The problem —
The listing below begins with the first line you should copy; stop after the line containing "const THETA_STEP = 0.25;", and drop every picture.
****************
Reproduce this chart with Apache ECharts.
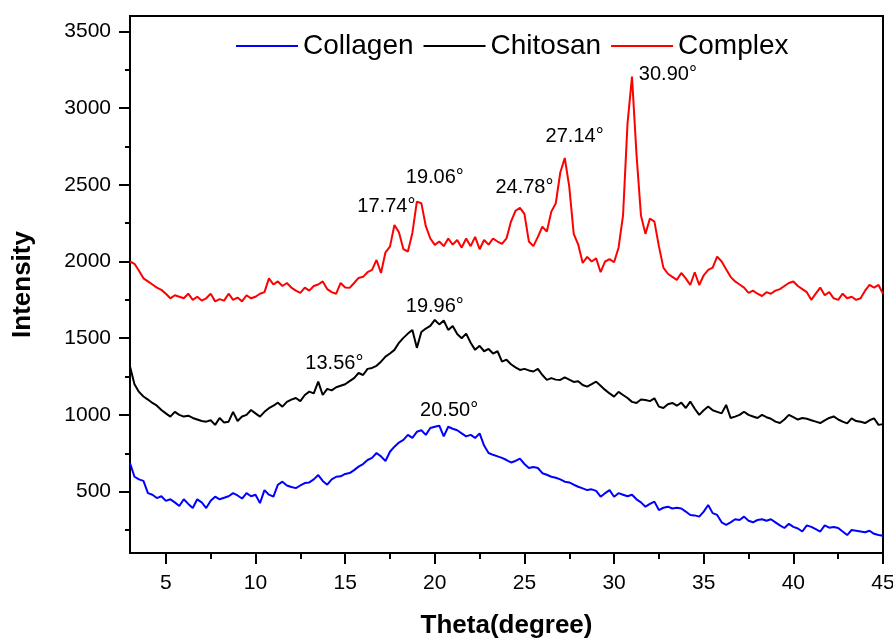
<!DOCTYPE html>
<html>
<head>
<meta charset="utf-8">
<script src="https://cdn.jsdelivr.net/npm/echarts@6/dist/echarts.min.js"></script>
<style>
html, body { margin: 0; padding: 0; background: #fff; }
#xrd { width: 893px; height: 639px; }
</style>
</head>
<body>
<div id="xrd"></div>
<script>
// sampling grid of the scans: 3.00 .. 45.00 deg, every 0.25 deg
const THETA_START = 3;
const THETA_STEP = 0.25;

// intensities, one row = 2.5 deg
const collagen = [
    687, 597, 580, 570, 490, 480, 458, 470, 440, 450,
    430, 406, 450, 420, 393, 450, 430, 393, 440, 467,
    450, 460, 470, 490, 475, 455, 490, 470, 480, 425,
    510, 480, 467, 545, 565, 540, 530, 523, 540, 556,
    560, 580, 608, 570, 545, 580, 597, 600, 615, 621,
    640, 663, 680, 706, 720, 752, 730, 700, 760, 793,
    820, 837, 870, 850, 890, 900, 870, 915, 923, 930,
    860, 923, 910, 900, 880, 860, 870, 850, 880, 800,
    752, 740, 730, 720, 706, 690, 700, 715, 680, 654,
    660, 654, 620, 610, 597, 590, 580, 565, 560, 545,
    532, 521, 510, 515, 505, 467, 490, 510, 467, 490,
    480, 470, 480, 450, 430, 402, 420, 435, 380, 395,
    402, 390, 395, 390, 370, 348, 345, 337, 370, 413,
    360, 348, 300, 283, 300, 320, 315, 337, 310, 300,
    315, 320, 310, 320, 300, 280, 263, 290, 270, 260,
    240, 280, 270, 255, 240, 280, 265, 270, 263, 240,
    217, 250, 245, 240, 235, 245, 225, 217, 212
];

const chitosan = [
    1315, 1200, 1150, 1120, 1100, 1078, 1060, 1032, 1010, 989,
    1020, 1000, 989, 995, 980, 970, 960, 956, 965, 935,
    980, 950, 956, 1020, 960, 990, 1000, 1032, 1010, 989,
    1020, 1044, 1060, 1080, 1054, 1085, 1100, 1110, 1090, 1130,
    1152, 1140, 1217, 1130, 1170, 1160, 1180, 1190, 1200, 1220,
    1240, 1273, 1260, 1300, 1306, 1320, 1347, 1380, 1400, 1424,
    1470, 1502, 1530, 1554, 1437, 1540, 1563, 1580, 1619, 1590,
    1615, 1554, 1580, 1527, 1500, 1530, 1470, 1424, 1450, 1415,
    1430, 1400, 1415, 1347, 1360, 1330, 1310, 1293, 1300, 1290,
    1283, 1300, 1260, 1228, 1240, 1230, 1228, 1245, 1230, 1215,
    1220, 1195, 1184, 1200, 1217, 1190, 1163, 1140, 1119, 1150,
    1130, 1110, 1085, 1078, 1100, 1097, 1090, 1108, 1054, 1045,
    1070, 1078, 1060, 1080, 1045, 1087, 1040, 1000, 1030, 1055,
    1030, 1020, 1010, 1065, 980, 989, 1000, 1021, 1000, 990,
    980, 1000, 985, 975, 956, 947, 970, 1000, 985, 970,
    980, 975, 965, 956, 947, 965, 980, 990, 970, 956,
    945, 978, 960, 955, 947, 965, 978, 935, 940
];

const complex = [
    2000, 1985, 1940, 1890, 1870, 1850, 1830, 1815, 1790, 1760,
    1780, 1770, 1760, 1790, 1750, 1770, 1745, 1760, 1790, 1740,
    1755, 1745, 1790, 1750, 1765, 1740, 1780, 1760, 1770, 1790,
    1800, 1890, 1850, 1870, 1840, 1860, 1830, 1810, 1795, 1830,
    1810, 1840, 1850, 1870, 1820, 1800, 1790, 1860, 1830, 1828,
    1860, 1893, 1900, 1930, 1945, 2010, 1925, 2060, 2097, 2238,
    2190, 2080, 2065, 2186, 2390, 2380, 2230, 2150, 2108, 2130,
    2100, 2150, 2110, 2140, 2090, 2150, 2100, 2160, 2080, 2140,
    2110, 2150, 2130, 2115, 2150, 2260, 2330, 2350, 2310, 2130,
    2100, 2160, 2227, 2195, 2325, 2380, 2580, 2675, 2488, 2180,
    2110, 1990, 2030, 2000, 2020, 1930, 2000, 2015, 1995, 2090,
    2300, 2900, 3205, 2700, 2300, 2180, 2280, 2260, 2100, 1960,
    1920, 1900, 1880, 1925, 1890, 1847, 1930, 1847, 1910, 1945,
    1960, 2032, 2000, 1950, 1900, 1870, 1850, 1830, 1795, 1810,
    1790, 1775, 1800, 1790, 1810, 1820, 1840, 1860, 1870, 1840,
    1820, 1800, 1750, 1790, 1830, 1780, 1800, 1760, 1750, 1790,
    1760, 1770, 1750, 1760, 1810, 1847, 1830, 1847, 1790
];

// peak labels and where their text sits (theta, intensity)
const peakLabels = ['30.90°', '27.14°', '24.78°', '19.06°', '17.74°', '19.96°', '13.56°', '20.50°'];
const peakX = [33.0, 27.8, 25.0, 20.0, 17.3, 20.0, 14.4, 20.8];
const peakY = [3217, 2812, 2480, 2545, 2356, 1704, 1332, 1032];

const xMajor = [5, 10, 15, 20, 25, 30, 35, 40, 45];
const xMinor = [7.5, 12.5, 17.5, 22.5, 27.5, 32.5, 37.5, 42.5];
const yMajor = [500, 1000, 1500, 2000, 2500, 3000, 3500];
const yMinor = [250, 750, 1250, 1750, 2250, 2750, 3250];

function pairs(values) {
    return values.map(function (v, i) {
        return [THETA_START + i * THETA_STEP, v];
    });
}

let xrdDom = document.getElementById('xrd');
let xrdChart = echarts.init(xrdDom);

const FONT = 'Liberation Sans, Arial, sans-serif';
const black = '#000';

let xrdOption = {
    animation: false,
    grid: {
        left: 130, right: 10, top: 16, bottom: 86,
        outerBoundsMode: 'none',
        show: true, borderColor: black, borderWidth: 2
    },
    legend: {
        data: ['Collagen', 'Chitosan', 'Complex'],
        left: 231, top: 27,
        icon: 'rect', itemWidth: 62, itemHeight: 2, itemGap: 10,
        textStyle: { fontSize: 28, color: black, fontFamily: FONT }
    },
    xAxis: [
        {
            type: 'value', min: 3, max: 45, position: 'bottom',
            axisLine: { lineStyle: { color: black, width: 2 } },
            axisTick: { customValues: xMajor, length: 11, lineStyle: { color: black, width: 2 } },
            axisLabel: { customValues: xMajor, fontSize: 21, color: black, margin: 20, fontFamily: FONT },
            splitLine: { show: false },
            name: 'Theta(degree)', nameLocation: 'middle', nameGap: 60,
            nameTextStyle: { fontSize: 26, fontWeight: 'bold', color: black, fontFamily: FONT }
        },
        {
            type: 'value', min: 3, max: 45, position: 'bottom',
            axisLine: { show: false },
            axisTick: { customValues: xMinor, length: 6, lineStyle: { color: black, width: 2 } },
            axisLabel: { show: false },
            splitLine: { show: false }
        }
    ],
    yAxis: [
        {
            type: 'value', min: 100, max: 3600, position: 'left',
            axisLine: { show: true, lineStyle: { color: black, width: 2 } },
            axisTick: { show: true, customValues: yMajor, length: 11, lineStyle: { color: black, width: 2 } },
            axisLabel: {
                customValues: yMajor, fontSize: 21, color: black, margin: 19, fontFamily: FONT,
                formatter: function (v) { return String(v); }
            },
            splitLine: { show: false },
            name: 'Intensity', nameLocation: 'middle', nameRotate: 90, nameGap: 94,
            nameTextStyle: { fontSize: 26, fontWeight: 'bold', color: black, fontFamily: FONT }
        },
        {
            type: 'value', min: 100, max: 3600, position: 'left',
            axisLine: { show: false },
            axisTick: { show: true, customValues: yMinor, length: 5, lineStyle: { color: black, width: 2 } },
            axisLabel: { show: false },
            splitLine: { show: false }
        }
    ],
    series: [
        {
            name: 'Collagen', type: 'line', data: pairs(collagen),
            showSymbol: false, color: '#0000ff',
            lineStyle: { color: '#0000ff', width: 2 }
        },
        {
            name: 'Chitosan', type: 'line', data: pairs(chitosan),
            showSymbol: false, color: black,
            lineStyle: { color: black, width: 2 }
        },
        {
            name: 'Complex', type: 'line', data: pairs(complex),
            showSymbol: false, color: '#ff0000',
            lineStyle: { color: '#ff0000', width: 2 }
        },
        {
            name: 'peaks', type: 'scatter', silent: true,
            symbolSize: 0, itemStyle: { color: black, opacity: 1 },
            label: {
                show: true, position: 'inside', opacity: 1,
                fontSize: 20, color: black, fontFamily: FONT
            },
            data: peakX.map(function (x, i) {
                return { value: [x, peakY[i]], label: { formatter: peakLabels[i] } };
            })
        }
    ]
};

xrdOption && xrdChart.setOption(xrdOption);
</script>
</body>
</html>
****************
Written solution —
Reproduce this chart with Apache ECharts.
<!DOCTYPE html>
<html>
<head>
<meta charset="utf-8">
<script src="https://cdn.jsdelivr.net/npm/echarts@6/dist/echarts.min.js"></script>
<style>
html, body { margin: 0; padding: 0; background: #fff; }
#xrd { width: 893px; height: 639px; }
</style>
</head>
<body>
<div id="xrd"></div>
<script>
// sampling grid of the scans: 3.00 .. 45.00 deg, every 0.25 deg
const THETA_START = 3;
const THETA_STEP = 0.25;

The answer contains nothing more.